Elsewhere, an employee sits furiously painting hundreds of Santa Claus figures in minute detail.
It is like this every year for the woodcarvers of Seiffen, a village of just 2,000 people, which has around 100 producers of wooden toys and ornaments.
"We've got three generations working in our business," says Mr Flath.
"My father still works here, I do, and my son is an apprentice. The training period lasts three years."
Seiffen has been home to the woodcarving industry since the tin mines were exhausted in the 18th Century.

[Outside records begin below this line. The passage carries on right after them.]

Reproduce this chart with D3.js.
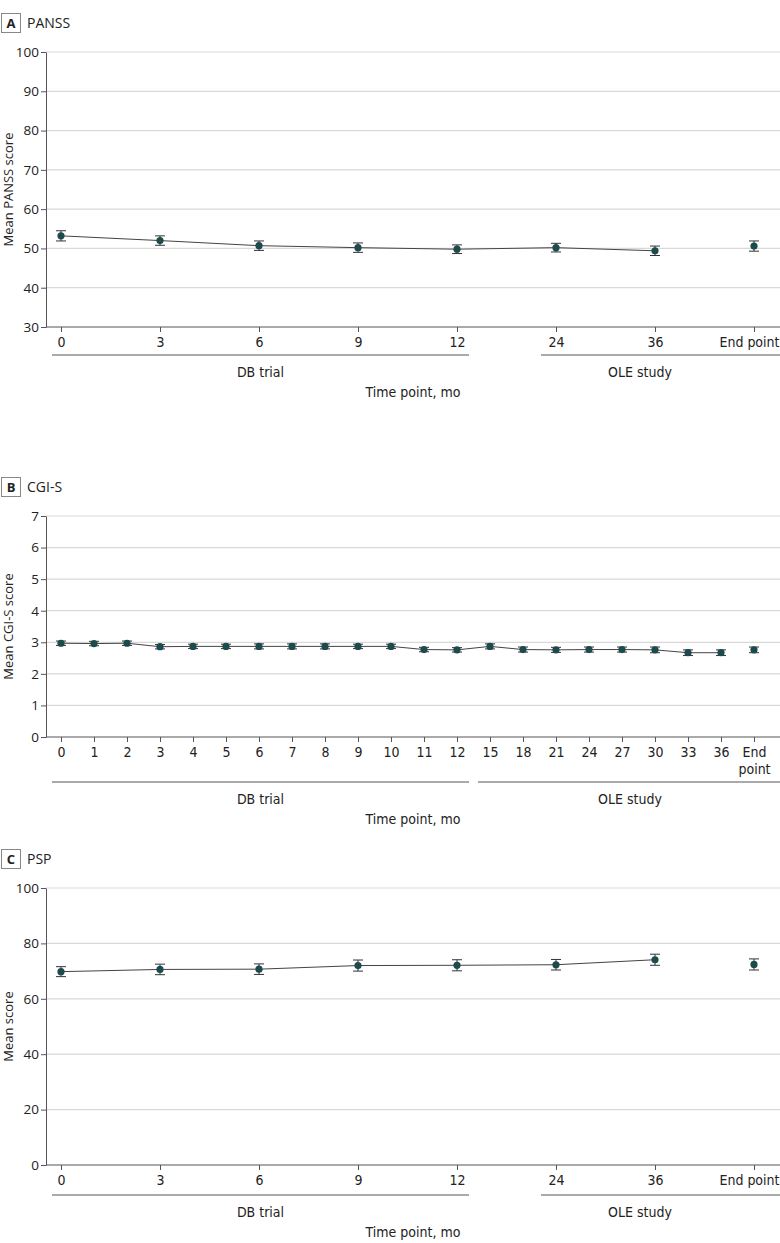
<!DOCTYPE html>
<html><head><meta charset="utf-8">
<script src="https://cdn.jsdelivr.net/npm/d3@7"></script>
<style>
body{margin:0;background:#fff;}
svg{display:block;}
.nar{font-family:'DejaVu Sans Condensed','DejaVu Sans',sans-serif;font-stretch:condensed;}
</style></head>
<body><svg id="c" width="780" height="1243"></svg>
<script>
// ---------- DATA ----------
const panssCats = ["0","3","6","9","12","24","36","End point"];
const panssMean = [53.2, 52.0, 50.7, 50.2, 49.8, 50.2, 49.4, 50.6];
const panssErr  = [1.3, 1.2, 1.2, 1.2, 1.1, 1.1, 1.2, 1.3];
const panssTicks = [30,40,50,60,70,80,90,100];

const cgiCats = ["0","1","2","3","4","5","6","7","8","9","10","11","12","15","18","21","24","27","30","33","36","End point"];
const cgiMean = [2.97,2.96,2.97,2.86,2.87,2.87,2.87,2.87,2.87,2.87,2.87,2.77,2.76,2.87,2.77,2.76,2.77,2.77,2.76,2.67,2.67,2.76];
const cgiErr  = [0.07,0.07,0.07,0.07,0.07,0.07,0.08,0.08,0.08,0.07,0.07,0.07,0.07,0.08,0.08,0.08,0.08,0.08,0.09,0.09,0.09,0.09];
const cgiTicks = [0,1,2,3,4,5,6,7];

const pspCats = ["0","3","6","9","12","24","36","End point"];
const pspMean = [69.8, 70.6, 70.7, 72.0, 72.1, 72.3, 74.1, 72.4];
const pspErr  = [1.8, 1.9, 1.9, 2.0, 2.0, 1.9, 2.0, 2.0];
const pspTicks = [0,20,40,60,80,100];

// ---------- DRAW ----------
const svg = d3.select("#c");
const sans = "'Open Sans','Noto Sans',Lato,sans-serif";
const axisCol = "#555";
const gridCol = "#d9d9d9";
const ptCol = "#1d4a4c";

function panel(o){
  const g = svg.append("g");
  // title
  g.append("rect").attr("x",1.5).attr("y",o.top-38.5).attr("width",19).attr("height",19)
    .attr("fill","#fff").attr("stroke","#888").attr("stroke-width",1);
  g.append("text").attr("x",11).attr("y",o.top-24).attr("text-anchor","middle")
    .attr("font-family",sans).attr("font-weight","bold").attr("font-size",13).attr("fill","#222").text(o.letter);
  g.append("text").attr("x",27).attr("y",o.top-24).attr("font-family",sans)
    .attr("font-size",14).attr("fill","#222").text(o.title);

  const x = d3.scalePoint().domain(o.cats).range([61,754]);
  const y = d3.scaleLinear().domain(o.yDomain).range([o.bottom,o.top]);

  // grid
  g.append("g").selectAll("line").data(o.ticks.filter(t=>t!==o.yDomain[0])).join("line")
    .attr("x1",46).attr("x2",780).attr("y1",d=>y(d)).attr("y2",d=>y(d))
    .attr("stroke",gridCol).attr("stroke-width",1.2);

  // y axis
  const ya = g.append("g").attr("transform","translate(46,0)")
    .call(d3.axisLeft(y).tickValues(o.ticks).tickFormat(d3.format("d")).tickSize(5).tickSizeOuter(0).tickPadding(2));
  ya.select(".domain").attr("stroke",axisCol);
  ya.selectAll(".tick line").attr("stroke",axisCol);
  ya.selectAll(".tick text").attr("font-family",sans).attr("font-size",13.5).attr("fill","#222");

  // x axis
  const xa = g.append("g").attr("transform",`translate(0,${o.bottom})`)
    .call(d3.axisBottom(x).tickSize(5).tickSizeOuter(0).tickPadding(5));
  xa.select(".domain").remove();
  xa.selectAll(".tick line").attr("stroke",axisCol);
  xa.selectAll(".tick text").attr("class","nar").attr("font-family",null).attr("font-size",14).attr("fill","#222");
  const endTxt = xa.selectAll(".tick text").filter(d=>d==="End point");
  if(o.wrapEnd){
    endTxt.each(function(){
      const t = d3.select(this); t.text(null);
      t.append("tspan").attr("x",0).attr("dy","0.71em").text("End");
      t.append("tspan").attr("x",0).attr("dy","1.2em").text("point");
    }).attr("dy",null);
  } else {
    endTxt.attr("text-anchor","end").attr("x",25);
  }
  g.append("line").attr("x1",46).attr("x2",780).attr("y1",o.bottom).attr("y2",o.bottom)
    .attr("stroke",axisCol).attr("stroke-width",1);

  // brackets
  const by = o.bottom + o.brOff;
  const dbEnd = x(o.dbLast) + 12;
  const oleStart = x(o.oleFirst) - o.oleGap;
  g.append("line").attr("x1",52).attr("x2",dbEnd).attr("y1",by).attr("y2",by).attr("stroke","#555");
  g.append("line").attr("x1",oleStart).attr("x2",780).attr("y1",by).attr("y2",by).attr("stroke","#555");
  g.append("text").attr("class","nar").attr("x",(52+dbEnd)/2).attr("y",by+22).attr("text-anchor","middle")
    .attr("font-size",14).attr("fill","#222").text("DB trial");
  g.append("text").attr("class","nar").attr("x",o.oleX).attr("y",by+22).attr("text-anchor","middle")
    .attr("font-size",14).attr("fill","#222").text("OLE study");
  g.append("text").attr("class","nar").attr("x",413).attr("y",by+42).attr("text-anchor","middle")
    .attr("font-size",14).attr("fill","#222").text("Time point, mo");

  // y label
  g.append("text").attr("transform",`translate(13,${(o.top+o.bottom)/2}) rotate(-90)`)
    .attr("text-anchor","middle").attr("font-family",sans).attr("font-size",13).attr("fill","#222").text(o.yLabel);

  const data = o.cats.map((c,i)=>({c, m:o.mean[i], e:o.err[i]}));
  const lineData = data.filter(d=>d.c!=="End point");
  g.append("path").datum(lineData)
    .attr("d", d3.line().x(d=>x(d.c)).y(d=>y(d.m)))
    .attr("fill","none").attr("stroke","#444").attr("stroke-width",1);

  const eb = g.append("g").selectAll("g").data(data).join("g");
  eb.append("line").attr("x1",d=>x(d.c)).attr("x2",d=>x(d.c))
    .attr("y1",d=>y(d.m-d.e)).attr("y2",d=>y(d.m+d.e)).attr("stroke","#333");
  eb.append("line").attr("x1",d=>x(d.c)-5).attr("x2",d=>x(d.c)+5)
    .attr("y1",d=>y(d.m-d.e)).attr("y2",d=>y(d.m-d.e)).attr("stroke","#333");
  eb.append("line").attr("x1",d=>x(d.c)-5).attr("x2",d=>x(d.c)+5)
    .attr("y1",d=>y(d.m+d.e)).attr("y2",d=>y(d.m+d.e)).attr("stroke","#333");
  eb.append("circle").attr("cx",d=>x(d.c)).attr("cy",d=>y(d.m)).attr("r",3.6).attr("fill",ptCol);
}

panel({letter:"A",title:"PANSS",cats:panssCats,mean:panssMean,err:panssErr,ticks:panssTicks,
  yDomain:[30,100],top:52,bottom:327,yLabel:"Mean PANSS score",dbLast:"12",oleFirst:"24",oleGap:15,
  brOff:28,oleX:640,wrapEnd:false});
panel({letter:"B",title:"CGI-S",cats:cgiCats,mean:cgiMean,err:cgiErr,ticks:cgiTicks,
  yDomain:[0,7],top:516,bottom:737,yLabel:"Mean CGI-S score",dbLast:"12",oleFirst:"15",oleGap:12,
  brOff:45,oleX:630,wrapEnd:true});
panel({letter:"C",title:"PSP",cats:pspCats,mean:pspMean,err:pspErr,ticks:pspTicks,
  yDomain:[0,100],top:888,bottom:1165,yLabel:"Mean score",dbLast:"12",oleFirst:"24",oleGap:15,
  brOff:30,oleX:640,wrapEnd:false});
</script></body></html>
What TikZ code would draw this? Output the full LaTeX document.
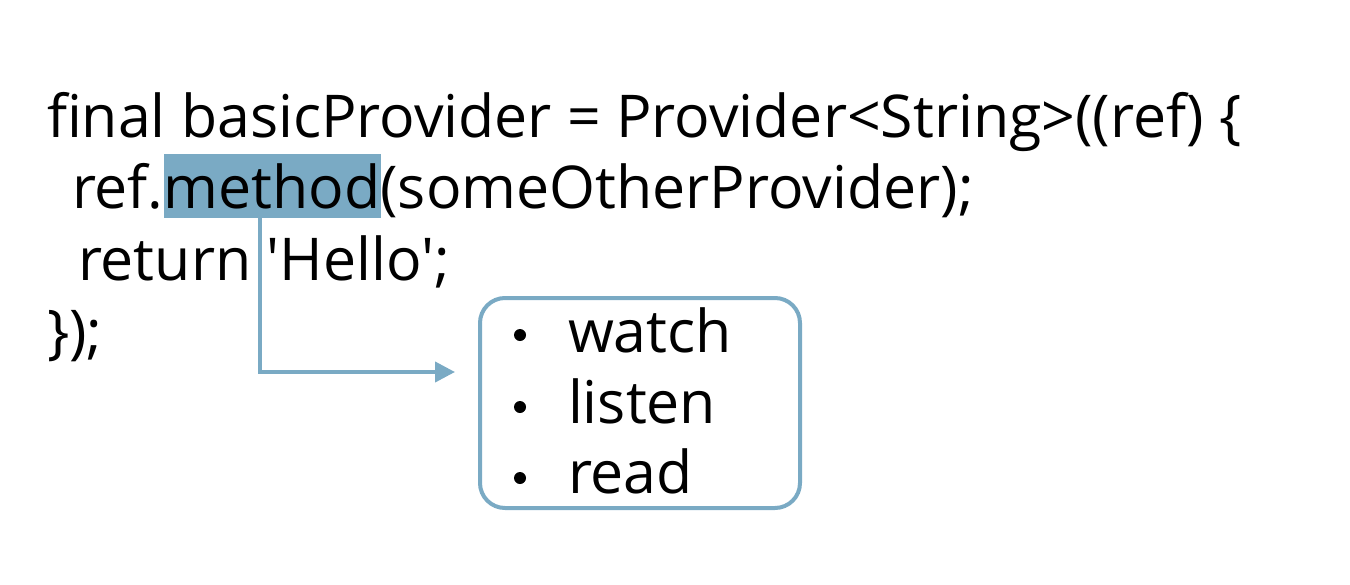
\documentclass[tikz,border=0pt]{standalone}
\usepackage{fontspec}
\setmainfont{Open Sans}[Ligatures=TeXOff]
\usepackage{tikz}
\usetikzlibrary{arrows.meta}
\definecolor{hlblue}{RGB}{122,170,196}
\newcommand{\codesize}{\fontsize{59}{70}\selectfont}
\tikzstyle{code}=[anchor=base west, inner sep=0, outer sep=0, font=\codesize]
\tikzstyle{marked}=[code, fill=hlblue, text height=54pt, text depth=10pt]
\tikzstyle{listbox}=[draw=hlblue, line width=4pt, rounded corners=25pt, minimum width=320pt, minimum height=210pt, inner sep=0]
\tikzstyle{bullet}=[circle, fill=black, inner sep=0, minimum size=12pt]
\tikzstyle{link}=[draw=hlblue, line width=4pt, -{Triangle[length=20pt, width=20pt]}]

\begin{document}
\begin{tikzpicture}[x=1pt, y=-1pt]
        \useasboundingbox (0, 0) rectangle (1350, 584);
        % code lines
        \node[code] (line1) at (47, 137) {final basicProvider = Provider<String>((ref) \{};
        \node[code] (ref) at (72, 208) {ref.};
        \node[marked] (method) at (ref.base east) {method};
        \node[code] (args) at (method.base east) {(someOtherProvider);};
        \node[code] (line3) at (78, 280) {return 'Hello';};
        \node[code] (line4) at (47, 352) {\});};
        % list of methods
        \node[listbox] (list) at (640, 403) {};
        \node[bullet] (b1) at (520, 335) {};
        \node[bullet] (b2) at (520, 407) {};
        \node[bullet] (b3) at (520, 478) {};
        \node[code] (watch) at (568, 352) {watch};
        \node[code] (listen) at (568, 423) {listen};
        \node[code] (read) at (568, 493) {read};
        \coordinate (tip) at (455, 372);
        \draw[link] ([xshift=-12pt]method.south) |- (tip);
    \end{tikzpicture}
\end{document}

Now though, the tradition is coming under threat from cheap Chinese imitations.
"It's a problem.
"These imitations cause huge losses to the toy-makers, and the customers now don't know what they're buying," says Mr Flath.
"I can only say: be careful! Check what you buy has a certificate of authenticity, and buy it from a specialist shop.
"There are ways to tell the difference."
The problem has been taken head-on by one of the region's largest manufacturers, KWO.
It has recently won a seven-year legal battle to prevent the import of just one particular product.
Seiffen's economy relies on its wooden toy industry
Sitting in an Aladdin's Cave of elaborate music boxes, pyramids and "smokers" - ornaments of men smoking pipes, in which incense can be burned - export manager Lennart Brauser-Jung says he is expecting more litigation, from Germany and abroad.
"The German importer is no longer allowed to import and sell this product, an imitation Smoker, to Germany.
"But we think it's still being produced in China and sold to other countries like the United States," he says.
"The imitations look very similar but they're not as good as the original.
"For example, they use different paints, the body has stains on it, and on parts of the figurine you can see glue."
Chinese products now account for more than half of all German toy imports, so it is no surprise the woodcarvers of Seiffen should also fall prey to them.
The German government has just launched a campaign warning of safety problems with many of the toys.
Klaus Piepel, from the German charity Misereor, recently visited Chinese workers in Shenzhen - and says they work under sweatshop conditions.
"The factories are mostly staffed by migrant labourers who get 50-60 euros (£35-£42) a month.
"They work 14-hour days, seven days a week, without breaks," he says.
"Traditional handcrafted wooden toys are also being reproduced in this way, and at such a low cost that the German manufacturers can't compete."
But the issue is especially important for Seiffen, and the Erzgebirge mountain region where it lies.
The local unemployment rate is 20%.
So the industry and the tourists it attracts are a crucial boost for the economy.
Also, the small family-run businesses often lack the resources of large toy-makers to fight the competition, on the market or in court.
It is a cruel irony that the local toy industry was first successful because of its low prices.
The former miners turned their hands to making first utensils, then toys and ornaments.
And soon they were exporting to the whole of Europe.
Their success seemed in no doubt for generations.
"We remained a family business even under the communists, like many in Seiffen," says Volker Flath.
"They needed us for getting hard currency from the West."
As we spoke, a light snow was falling outside.
Tourists were drinking mulled wine on the village's chocolate box main street, illuminated by multi-coloured Christmas lights.
In the evening, a mouth-organ choir held a concert at the village's unique, octagonal Baroque church, another tourist attraction.
Even here, there are hand-carved wooden toys on the walls.
The whole region lives from traditions that it is now fighting to preserve.